WHAT IS NEEDED: Your copy of the material must match it exactly, except that pictures are dropped.

DATA BLOCK:
----

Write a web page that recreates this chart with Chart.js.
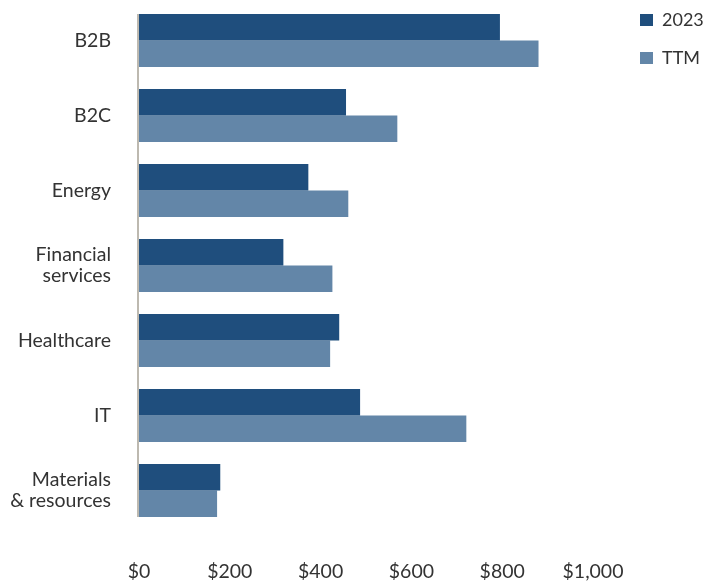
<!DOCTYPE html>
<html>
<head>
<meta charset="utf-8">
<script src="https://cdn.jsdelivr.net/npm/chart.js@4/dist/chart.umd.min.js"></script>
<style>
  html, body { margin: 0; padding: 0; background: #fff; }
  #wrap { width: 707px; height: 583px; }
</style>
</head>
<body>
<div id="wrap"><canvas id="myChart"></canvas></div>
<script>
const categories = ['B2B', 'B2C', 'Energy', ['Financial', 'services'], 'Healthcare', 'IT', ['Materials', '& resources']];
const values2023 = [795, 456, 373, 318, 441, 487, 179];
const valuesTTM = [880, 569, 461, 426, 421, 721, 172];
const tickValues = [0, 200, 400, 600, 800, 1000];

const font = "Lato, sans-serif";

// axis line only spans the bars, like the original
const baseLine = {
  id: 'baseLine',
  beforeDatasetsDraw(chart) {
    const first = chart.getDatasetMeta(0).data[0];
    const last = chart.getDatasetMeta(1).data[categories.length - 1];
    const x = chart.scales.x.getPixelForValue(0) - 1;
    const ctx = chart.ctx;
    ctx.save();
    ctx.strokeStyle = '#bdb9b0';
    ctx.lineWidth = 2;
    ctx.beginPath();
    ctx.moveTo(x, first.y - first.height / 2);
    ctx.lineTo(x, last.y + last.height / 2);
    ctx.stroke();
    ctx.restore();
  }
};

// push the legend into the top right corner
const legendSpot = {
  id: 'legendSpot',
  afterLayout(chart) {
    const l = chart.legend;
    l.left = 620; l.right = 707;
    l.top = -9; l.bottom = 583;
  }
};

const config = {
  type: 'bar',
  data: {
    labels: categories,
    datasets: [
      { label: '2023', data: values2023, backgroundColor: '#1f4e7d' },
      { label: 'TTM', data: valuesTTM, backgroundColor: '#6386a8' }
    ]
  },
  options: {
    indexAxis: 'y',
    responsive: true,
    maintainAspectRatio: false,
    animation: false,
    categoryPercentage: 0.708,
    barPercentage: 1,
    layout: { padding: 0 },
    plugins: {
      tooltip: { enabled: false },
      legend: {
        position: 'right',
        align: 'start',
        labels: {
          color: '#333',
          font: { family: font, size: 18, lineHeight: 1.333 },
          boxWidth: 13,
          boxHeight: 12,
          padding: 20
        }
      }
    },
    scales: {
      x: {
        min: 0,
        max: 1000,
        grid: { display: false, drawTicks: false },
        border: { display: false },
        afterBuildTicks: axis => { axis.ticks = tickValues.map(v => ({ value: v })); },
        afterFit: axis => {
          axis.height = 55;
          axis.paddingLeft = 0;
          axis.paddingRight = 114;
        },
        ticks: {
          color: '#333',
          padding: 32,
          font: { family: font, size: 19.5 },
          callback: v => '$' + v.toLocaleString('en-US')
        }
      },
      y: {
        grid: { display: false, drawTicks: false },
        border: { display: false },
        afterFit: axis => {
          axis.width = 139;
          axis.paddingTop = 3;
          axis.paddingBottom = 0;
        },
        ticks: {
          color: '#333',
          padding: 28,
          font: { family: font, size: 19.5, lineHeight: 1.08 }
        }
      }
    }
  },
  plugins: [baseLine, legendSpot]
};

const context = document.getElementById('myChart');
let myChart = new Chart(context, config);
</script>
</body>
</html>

----

WORKED SOLUTION:
Write a web page that recreates this chart with Chart.js.
<!DOCTYPE html>
<html>
<head>
<meta charset="utf-8">
<script src="https://cdn.jsdelivr.net/npm/chart.js@4/dist/chart.umd.min.js"></script>
<style>
  html, body { margin: 0; padding: 0; background: #fff; }
  #wrap { width: 707px; height: 583px; }
</style>
</head>
<body>
<div id="wrap"><canvas id="myChart"></canvas></div>
<script>
const categories = ['B2B', 'B2C', 'Energy', ['Financial', 'services'], 'Healthcare', 'IT', ['Materials', '& resources']];
const values2023 = [795, 456, 373, 318, 441, 487, 179];
const valuesTTM = [880, 569, 461, 426, 421, 721, 172];
const tickValues = [0, 200, 400, 600, 800, 1000];

const font = "Lato, sans-serif";

// axis line only spans the bars, like the original
const baseLine = {
  id: 'baseLine',
  beforeDatasetsDraw(chart) {
    const first = chart.getDatasetMeta(0).data[0];
    const last = chart.getDatasetMeta(1).data[categories.length - 1];
    const x = chart.scales.x.getPixelForValue(0) - 1;
    const ctx = chart.ctx;
    ctx.save();
    ctx.strokeStyle = '#bdb9b0';
    ctx.lineWidth = 2;
    ctx.beginPath();
    ctx.moveTo(x, first.y - first.height / 2);
    ctx.lineTo(x, last.y + last.height / 2);
    ctx.stroke();
    ctx.restore();
  }
};

// push the legend into the top right corner
const legendSpot = {
  id: 'legendSpot',
  afterLayout(chart) {
    const l = chart.legend;
    l.left = 620; l.right = 707;
    l.top = -9; l.bottom = 583;
  }
};

const config = {
  type: 'bar',
  data: {
    labels: categories,
    datasets: [
      { label: '2023', data: values2023, backgroundColor: '#1f4e7d' },
      { label: 'TTM', data: valuesTTM, backgroundColor: '#6386a8' }
    ]
  },
  options: {
    indexAxis: 'y',
    responsive: true,
    maintainAspectRatio: false,
    animation: false,
    categoryPercentage: 0.708,
    barPercentage: 1,
    layout: { padding: 0 },
    plugins: {
      tooltip: { enabled: false },
      legend: {
        position: 'right',
        align: 'start',
        labels: {
          color: '#333',
          font: { family: font, size: 18, lineHeight: 1.333 },
          boxWidth: 13,
          boxHeight: 12,
          padding: 20
        }
      }
    },
    scales: {
      x: {
        min: 0,
        max: 1000,
        grid: { display: false, drawTicks: false },
        border: { display: false },
        afterBuildTicks: axis => { axis.ticks = tickValues.map(v => ({ value: v })); },
        afterFit: axis => {
          axis.height = 55;
          axis.paddingLeft = 0;
          axis.paddingRight = 114;
        },
        ticks: {
          color: '#333',
          padding: 32,
          font: { family: font, size: 19.5 },
          callback: v => '$' + v.toLocaleString('en-US')
        }
      },
      y: {
        grid: { display: false, drawTicks: false },
        border: { display: false },
        afterFit: axis => {
          axis.width = 139;
          axis.paddingTop = 3;
          axis.paddingBottom = 0;
        },
        ticks: {
          color: '#333',
          padding: 28,
          font: { family: font, size: 19.5, lineHeight: 1.08 }
        }
      }
    }
  },
  plugins: [baseLine, legendSpot]
};

const context = document.getElementById('myChart');
let myChart = new Chart(context, config);
</script>
</body>
</html>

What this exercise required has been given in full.